Fair Work Legislation Amendment (Closing Loopholes No. 2) Bill 2023 (Bill):


The more contentious of the two bills which aim to close the 'loopholes' that undermine pay and working conditions has been passed by the Federal Government. The Bill proposes to implement substantial changes to workplace laws. It has received significant criticism by business groups regarding its complexity and potential consequences on productivity.

Employers should be aware of the key changes soon to be implemented, including:

  • Right to Disconnect: following in the footsteps of a number of European countries, the Bill introduces a legislative ‘right to disconnect’ allowing employees to refuse to read or respond to contact from an employer outside of an employee’s working hours, unless the refusal is unreasonable.

  • Casual Rights: the Bill introduces a revised definition of ‘casual employee’, which reflects the previous common law approach. While the current approach involves relying solely on an employee’s initial offer of employment to determine the employee’s casual status, the proposed definition will allow consideration of the practical reality of the employment relationship.

  • Casual Conversion: the Bill introduces a new legislative pathway for causal employees to change their employment status if they have worked for 6 months (or 12 months for a small business employer) under the NES. This will be in addition to the existing casual conversation pathway in the FW Act, which require non-small business employer to consider requests for casual conversion.

  • Contractor/Employee definition: the Bill introduces interpretive principles to be applied when determining the meaning of ‘employee’ and ‘employer’, focused on the ‘totality’ of the relationship. This change is intended to overcome recent High Court decisions which held the question of whether a relationship is one of employment should be answered solely by reference to the terms of the contract.

  • Gig Workers (or ‘employee-like’ workers): The Bill empowers the FWC to set minimum standards for employee-like workers (independent contractors who have low-bargaining power, low authority over the performance of work and/or are remuneration at or below a comparable market rate) performing digital platform work. Minimum standards will take the form of either mandatory Minimum Standards Orders or non-binding Minimum Standards Guidelines.
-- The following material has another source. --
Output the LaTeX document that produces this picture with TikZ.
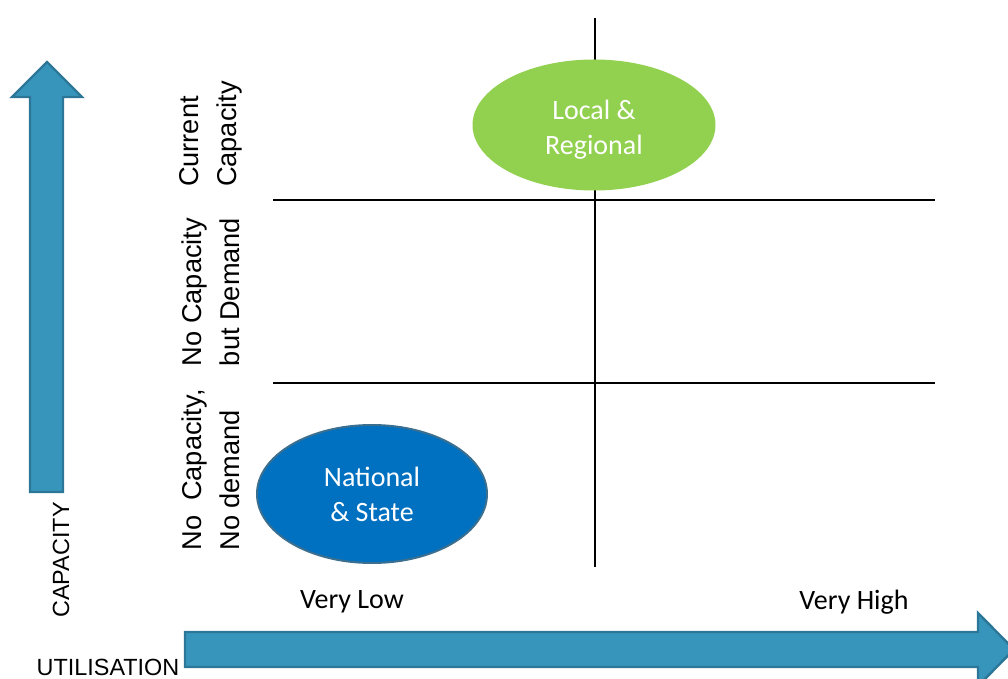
\documentclass[tikz,border=0pt]{standalone}
\usepackage{fontspec}
\setmainfont{Carlito}
\newfontfamily\arialfont{Liberation Sans}
\usepackage{calc}
\usetikzlibrary{shapes.geometric,positioning}
\definecolor{arrowblue}{HTML}{3795BC}
\definecolor{arrowedge}{HTML}{2C7697}
\definecolor{localgreen}{HTML}{92D050}
\definecolor{nationalblue}{HTML}{0070C0}
\definecolor{nationaledge}{HTML}{3A6F90}
\tikzset{
  bigarrow/.style={fill=arrowblue, draw=arrowedge, line width=1.2pt, line join=miter},
  gridline/.style={line width=1pt},
  blob/.style={ellipse, inner sep=0pt, text=white, align=center, font=\fontsize{14}{17.5}\selectfont},
  rowlabel/.style={rotate=90, align=left, font=\arialfont\fontsize{13.6}{19}\selectfont},
  axislabel/.style={font=\fontsize{14}{17}\selectfont},
  axisname/.style={font=\arialfont\fontsize{11.7}{14}\selectfont}
}
\begin{document}
\begin{tikzpicture}[x=0.5pt, y=-0.5pt]
            \useasboundingbox (0,0) rectangle (1008,679);
            \clip (0,0) rectangle (1008,679);
            % arrows
            \draw[bigarrow] (30,492) -- (30,97) -- (12,97) -- (47,62) -- (82,97) -- (63,97) -- (63,492) -- cycle;
            \draw[bigarrow] (185,632) -- (978,632) -- (978,613) -- (1014,649.5) -- (978,686) -- (978,667) -- (185,667) -- cycle;
            % grid
            \coordinate (top) at (595,18);
            \coordinate (bottom) at (595,567);
            \coordinate (upleft) at (273,200);
            \coordinate (upright) at (935,200);
            \coordinate (lowleft) at (273,383);
            \coordinate (lowright) at (935,383);
            \draw[gridline] (top) -- (bottom);
            \draw[gridline] (upleft) -- (upright);
            \draw[gridline] (lowleft) -- (lowright);
            % groups
            \node[blob, fill=localgreen, minimum width=121.5pt, minimum height=65.5pt, text height=32pt] (local) at (594,125) {Local \&\\Regional};
            \node[blob, fill=nationalblue, draw=nationaledge, line width=1pt, minimum width=115pt, minimum height=69pt] (national) at (372,494) {National\\\& State};
            % rows
            \node[rowlabel] (current) at (211,134) {Current\\Capacity};
            \node[rowlabel] (demand) at (211,292) {\makebox[\widthof{but Demand}][s]{No Capacity}\\but Demand};
            \node[rowlabel] (nodemand) at (211,470) {No\ \ Capacity,\\No demand};
            % axes
            \node[axislabel] (low) at (352,602) {Very Low};
            \node[axislabel] (high) at (854,602) {Very High};
            \node[axisname, rotate=90] (capacity) at (61,560) {CAPACITY};
            \node[axisname] (utilisation) at (108,667) {UTILISATION};
        \end{tikzpicture}
\end{document}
  • Increasing Civil Penalties: The Bill increases the maximum civil penalties for standard civil breaches and serious contraventions of civil remedy provisions in the FW Act. The Bill also lowers the threshold for what constitute a serious contravention, from the current ‘knowingly and systematically’ to a ‘knowingly’ or ‘recklessly’ standard. 

  • Sham contracting: the Bill amends the current defence for employers that misrepresent employment as an independent contracting arrangement (‘sham contracting’) from a test of recklessness to one of reasonableness. In its current form, an employer will avoid liability for misrepresenting employment as an independent contracting arrangement if they did not know and were not reckless in coming to that conclusion. Under the new Bill, an employer must show they reasonably believed the contract of employment was instead a contract of services in order to rely on the defence.

In light of these upcoming changes, we recommend you review your template employment agreements and current employee management practices/procedures to ensure compliance.